Task details >>
Transcribe the material exactly. Images do not belong in the copy.
* begin Material provided *
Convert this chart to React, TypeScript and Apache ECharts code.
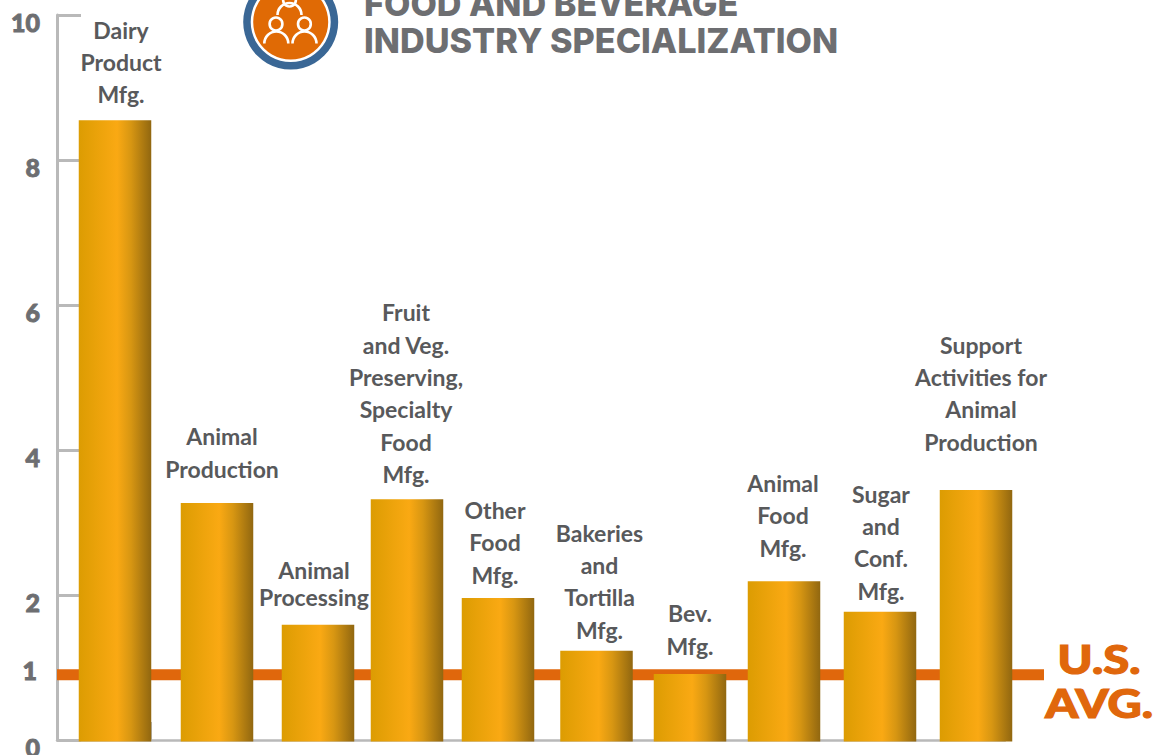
import React, { useEffect, useRef } from "react";
import * as echarts from "echarts";

const categories = [
  "Dairy\nProduct\nMfg.",
  "Animal\nProduction",
  "Animal\nProcessing",
  "Fruit\nand Veg.\nPreserving,\nSpecialty\nFood\nMfg.",
  "Other\nFood\nMfg.",
  "Bakeries\nand\nTortilla\nMfg.",
  "Bev.\nMfg.",
  "Animal\nFood\nMfg.",
  "Sugar\nand\nConf.\nMfg.",
  "Support\nActivities for\nAnimal\nProduction",
];
const specialization = [8.55, 3.27, 1.59, 3.32, 1.96, 1.23, 0.91, 2.19, 1.77, 3.45];
const usAverage = 0.9;
const yTicks = [0, 2, 4, 6, 8, 10];
const yLabels = [0, 2, 4, 6, 8, 10];
const extraYLabel = "1";
const titleLines = ["FOOD AND BEVERAGE", "INDUSTRY SPECIALIZATION"];
const avgLabel = "U.S.\nAVG.";

// layout only: the reference spaces its bars unevenly
const barNudge = [10.6, 17.8, 24, 18.2, 14.4, 18.1, 16.8, 16, 17.2, 18.4];
const labelNudgeX = [6, 5, -4, -1, -3, 3, 0, -1, 1, 5];
const labelGap = [10, 17, 14, 9, 7, 5, 12, 17, 5, 32];
const labelLineHeight = [32, 33, 27, 32.4, 32.5, 32.3, 33, 32.5, 32.3, 32.3];

const GREY = "#b9b9b9";
const ORANGE = "#e0670c";
const LABEL = "#58595b";
const DIGIT = "#6d6e71";
const FONT = "Lato";

const barFill = new echarts.graphic.LinearGradient(0, 0, 1, 0, [
  { offset: 0, color: "#dc9c02" },
  { offset: 0.53, color: "#faa913" },
  { offset: 0.72, color: "#d79612" },
  { offset: 1, color: "#916710" },
]);

const personStroke = { stroke: "#fff", lineWidth: 2.6, fill: "none" };
const logo = (): any[] => {
  const head = (cx: number, cy: number) => ({
    type: "circle", shape: { cx, cy, r: 6.4 }, style: { ...personStroke }, z: 12,
  });
  const body = (cx: number, cy: number) => ({
    type: "arc",
    shape: { cx, cy, r: 12, startAngle: Math.PI, endAngle: Math.PI * 2, clockwise: true },
    style: { ...personStroke }, z: 12,
  });
  return [
    { type: "circle", shape: { cx: 290.7, cy: 22, r: 47.5 }, style: { fill: "#3a6795" }, z: 10 },
    { type: "circle", shape: { cx: 290.7, cy: 22, r: 40 }, style: { fill: "#ffffff" }, z: 11 },
    { type: "circle", shape: { cx: 290.7, cy: 22, r: 37.5 }, style: { fill: "#e06a05" }, z: 11 },
    head(289.5, 0), body(289.5, 15),
    head(276, 24), body(276.3, 43.5),
    head(304.4, 24), body(304.5, 43.5),
  ];
};

export default function App() {
  const ref = useRef<HTMLDivElement>(null);
  useEffect(() => {
    document.body.style.margin = "0";
    document.body.style.overflow = "hidden";
    const chart = echarts.init(ref.current!, undefined, { renderer: "svg" });
    chart.setOption({
      animation: false,
      backgroundColor: "#ffffff",
      grid: { left: 57, right: 150, top: 15, bottom: 15, outerBoundsMode: "none" },
      xAxis: {
        type: "category",
        data: categories,
        axisLine: { lineStyle: { color: GREY, width: 2.5 } },
        axisTick: { show: false },
        axisLabel: { show: false },
      },
      yAxis: {
        type: "value",
        min: 0,
        max: 10,
        interval: 2,
        splitLine: { show: false },
        axisLine: { show: true, lineStyle: { color: GREY, width: 3 } },
        axisTick: {
          show: true,
          inside: true,
          length: 24,
          customValues: yTicks,
          lineStyle: { color: GREY, width: 3 },
        },
        axisLabel: {
          customValues: yLabels,
          margin: 17,
          fontFamily: FONT,
          fontWeight: 900,
          fontSize: 25,
          color: DIGIT,
          textBorderColor: DIGIT,
          textBorderWidth: 0.9,
          verticalAlign: "top",
          lineHeight: 14,
        },
      },
      series: [
        {
          type: "custom",
          name: "U.S. average",
          data: [[0, usAverage]],
          z: 2,
          clip: false,
          renderItem: (_: any, api: any) => {
            const [, y] = api.coord([0, api.value(1)]);
            const h = 11;
            return {
              type: "rect",
              shape: { x: 57, y: y - h / 2, width: 987, height: h },
              style: { fill: ORANGE },
            };
          },
        },
        {
          type: "custom",
          name: "Specialization",
          data: specialization.map((v, i) => [i, v]),
          z: 3,
          clip: false,
          encode: { x: 0, y: 1 },
          renderItem: (params: any, api: any) => {
            const i = api.value(0);
            const [cx, top] = api.coord([i, api.value(1)]);
            const [, base] = api.coord([i, 0]);
            const x = cx + barNudge[i];
            const w = 72.5;
            return {
              type: "group",
              children: [
                {
                  type: "rect",
                  shape: { x: x - w / 2, y: top, width: w, height: base - top + 1.5 },
                  style: { fill: barFill },
                },
                {
                  type: "text",
                  x: x + labelNudgeX[i],
                  y: top - labelGap[i],
                  style: {
                    text: categories[i],
                    fill: LABEL,
                    fontFamily: FONT,
                    fontWeight: 700,
                    fontSize: 23,
                    lineHeight: labelLineHeight[i],
                    align: "center",
                    verticalAlign: "bottom",
                  },
                },
              ],
            };
          },
        },
      ],
      graphic: {
        elements: [
          ...logo(),
          {
            type: "text", x: 364, y: -14,
            style: {
              text: titleLines[0], fill: DIGIT, fontFamily: "Inter", fontWeight: 800,
              fontSize: 34.2, align: "left", verticalAlign: "top",
            },
          },
          {
            type: "text", x: 364, y: 23,
            style: {
              text: titleLines[1], fill: DIGIT, fontFamily: "Inter", fontWeight: 800,
              fontSize: 34.2, align: "left", verticalAlign: "top",
            },
          },
          {
            type: "text", x: 1099, y: 636.5, scaleX: 1.18,
            style: {
              text: avgLabel, fill: ORANGE, stroke: ORANGE, lineWidth: 1.2,
              fontFamily: FONT, fontWeight: 900,
              fontSize: 40, lineHeight: 44, align: "center", verticalAlign: "top",
            },
          },
          {
            type: "text", x: 37, y: 670,
            style: {
              text: extraYLabel, fill: DIGIT, stroke: DIGIT, lineWidth: 0.9,
              fontFamily: FONT, fontWeight: 900, fontSize: 25,
              align: "right", verticalAlign: "middle",
            },
          },
          {
            type: "line",
            shape: { x1: 151, y1: 722, x2: 151, y2: 740 },
            style: { stroke: GREY, lineWidth: 2 },
          },
        ],
      },
    });
    return () => chart.dispose();
  }, []);
  return <div ref={ref} style={{ width: 1155, height: 755 }} />;
}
* end Material provided *
Correct result >>
Convert this chart to React, TypeScript and Apache ECharts code.
import React, { useEffect, useRef } from "react";
import * as echarts from "echarts";

const categories = [
  "Dairy\nProduct\nMfg.",
  "Animal\nProduction",
  "Animal\nProcessing",
  "Fruit\nand Veg.\nPreserving,\nSpecialty\nFood\nMfg.",
  "Other\nFood\nMfg.",
  "Bakeries\nand\nTortilla\nMfg.",
  "Bev.\nMfg.",
  "Animal\nFood\nMfg.",
  "Sugar\nand\nConf.\nMfg.",
  "Support\nActivities for\nAnimal\nProduction",
];
const specialization = [8.55, 3.27, 1.59, 3.32, 1.96, 1.23, 0.91, 2.19, 1.77, 3.45];
const usAverage = 0.9;
const yTicks = [0, 2, 4, 6, 8, 10];
const yLabels = [0, 2, 4, 6, 8, 10];
const extraYLabel = "1";
const titleLines = ["FOOD AND BEVERAGE", "INDUSTRY SPECIALIZATION"];
const avgLabel = "U.S.\nAVG.";

// layout only: the reference spaces its bars unevenly
const barNudge = [10.6, 17.8, 24, 18.2, 14.4, 18.1, 16.8, 16, 17.2, 18.4];
const labelNudgeX = [6, 5, -4, -1, -3, 3, 0, -1, 1, 5];
const labelGap = [10, 17, 14, 9, 7, 5, 12, 17, 5, 32];
const labelLineHeight = [32, 33, 27, 32.4, 32.5, 32.3, 33, 32.5, 32.3, 32.3];

const GREY = "#b9b9b9";
const ORANGE = "#e0670c";
const LABEL = "#58595b";
const DIGIT = "#6d6e71";
const FONT = "Lato";

const barFill = new echarts.graphic.LinearGradient(0, 0, 1, 0, [
  { offset: 0, color: "#dc9c02" },
  { offset: 0.53, color: "#faa913" },
  { offset: 0.72, color: "#d79612" },
  { offset: 1, color: "#916710" },
]);

const personStroke = { stroke: "#fff", lineWidth: 2.6, fill: "none" };
const logo = (): any[] => {
  const head = (cx: number, cy: number) => ({
    type: "circle", shape: { cx, cy, r: 6.4 }, style: { ...personStroke }, z: 12,
  });
  const body = (cx: number, cy: number) => ({
    type: "arc",
    shape: { cx, cy, r: 12, startAngle: Math.PI, endAngle: Math.PI * 2, clockwise: true },
    style: { ...personStroke }, z: 12,
  });
  return [
    { type: "circle", shape: { cx: 290.7, cy: 22, r: 47.5 }, style: { fill: "#3a6795" }, z: 10 },
    { type: "circle", shape: { cx: 290.7, cy: 22, r: 40 }, style: { fill: "#ffffff" }, z: 11 },
    { type: "circle", shape: { cx: 290.7, cy: 22, r: 37.5 }, style: { fill: "#e06a05" }, z: 11 },
    head(289.5, 0), body(289.5, 15),
    head(276, 24), body(276.3, 43.5),
    head(304.4, 24), body(304.5, 43.5),
  ];
};

export default function App() {
  const ref = useRef<HTMLDivElement>(null);
  useEffect(() => {
    document.body.style.margin = "0";
    document.body.style.overflow = "hidden";
    const chart = echarts.init(ref.current!, undefined, { renderer: "svg" });
    chart.setOption({
      animation: false,
      backgroundColor: "#ffffff",
      grid: { left: 57, right: 150, top: 15, bottom: 15, outerBoundsMode: "none" },
      xAxis: {
        type: "category",
        data: categories,
        axisLine: { lineStyle: { color: GREY, width: 2.5 } },
        axisTick: { show: false },
        axisLabel: { show: false },
      },
      yAxis: {
        type: "value",
        min: 0,
        max: 10,
        interval: 2,
        splitLine: { show: false },
        axisLine: { show: true, lineStyle: { color: GREY, width: 3 } },
        axisTick: {
          show: true,
          inside: true,
          length: 24,
          customValues: yTicks,
          lineStyle: { color: GREY, width: 3 },
        },
        axisLabel: {
          customValues: yLabels,
          margin: 17,
          fontFamily: FONT,
          fontWeight: 900,
          fontSize: 25,
          color: DIGIT,
          textBorderColor: DIGIT,
          textBorderWidth: 0.9,
          verticalAlign: "top",
          lineHeight: 14,
        },
      },
      series: [
        {
          type: "custom",
          name: "U.S. average",
          data: [[0, usAverage]],
          z: 2,
          clip: false,
          renderItem: (_: any, api: any) => {
            const [, y] = api.coord([0, api.value(1)]);
            const h = 11;
            return {
              type: "rect",
              shape: { x: 57, y: y - h / 2, width: 987, height: h },
              style: { fill: ORANGE },
            };
          },
        },
        {
          type: "custom",
          name: "Specialization",
          data: specialization.map((v, i) => [i, v]),
          z: 3,
          clip: false,
          encode: { x: 0, y: 1 },
          renderItem: (params: any, api: any) => {
            const i = api.value(0);
            const [cx, top] = api.coord([i, api.value(1)]);
            const [, base] = api.coord([i, 0]);
            const x = cx + barNudge[i];
            const w = 72.5;
            return {
              type: "group",
              children: [
                {
                  type: "rect",
                  shape: { x: x - w / 2, y: top, width: w, height: base - top + 1.5 },
                  style: { fill: barFill },
                },
                {
                  type: "text",
                  x: x + labelNudgeX[i],
                  y: top - labelGap[i],
                  style: {
                    text: categories[i],
                    fill: LABEL,
                    fontFamily: FONT,
                    fontWeight: 700,
                    fontSize: 23,
                    lineHeight: labelLineHeight[i],
                    align: "center",
                    verticalAlign: "bottom",
                  },
                },
              ],
            };
          },
        },
      ],
      graphic: {
        elements: [
          ...logo(),
          {
            type: "text", x: 364, y: -14,
            style: {
              text: titleLines[0], fill: DIGIT, fontFamily: "Inter", fontWeight: 800,
              fontSize: 34.2, align: "left", verticalAlign: "top",
            },
          },
          {
            type: "text", x: 364, y: 23,
            style: {
              text: titleLines[1], fill: DIGIT, fontFamily: "Inter", fontWeight: 800,
              fontSize: 34.2, align: "left", verticalAlign: "top",
            },
          },
          {
            type: "text", x: 1099, y: 636.5, scaleX: 1.18,
            style: {
              text: avgLabel, fill: ORANGE, stroke: ORANGE, lineWidth: 1.2,
              fontFamily: FONT, fontWeight: 900,
              fontSize: 40, lineHeight: 44, align: "center", verticalAlign: "top",
            },
          },
          {
            type: "text", x: 37, y: 670,
            style: {
              text: extraYLabel, fill: DIGIT, stroke: DIGIT, lineWidth: 0.9,
              fontFamily: FONT, fontWeight: 900, fontSize: 25,
              align: "right", verticalAlign: "middle",
            },
          },
          {
            type: "line",
            shape: { x1: 151, y1: 722, x2: 151, y2: 740 },
            style: { stroke: GREY, lineWidth: 2 },
          },
        ],
      },
    });
    return () => chart.dispose();
  }, []);
  return <div ref={ref} style={{ width: 1155, height: 755 }} />;
}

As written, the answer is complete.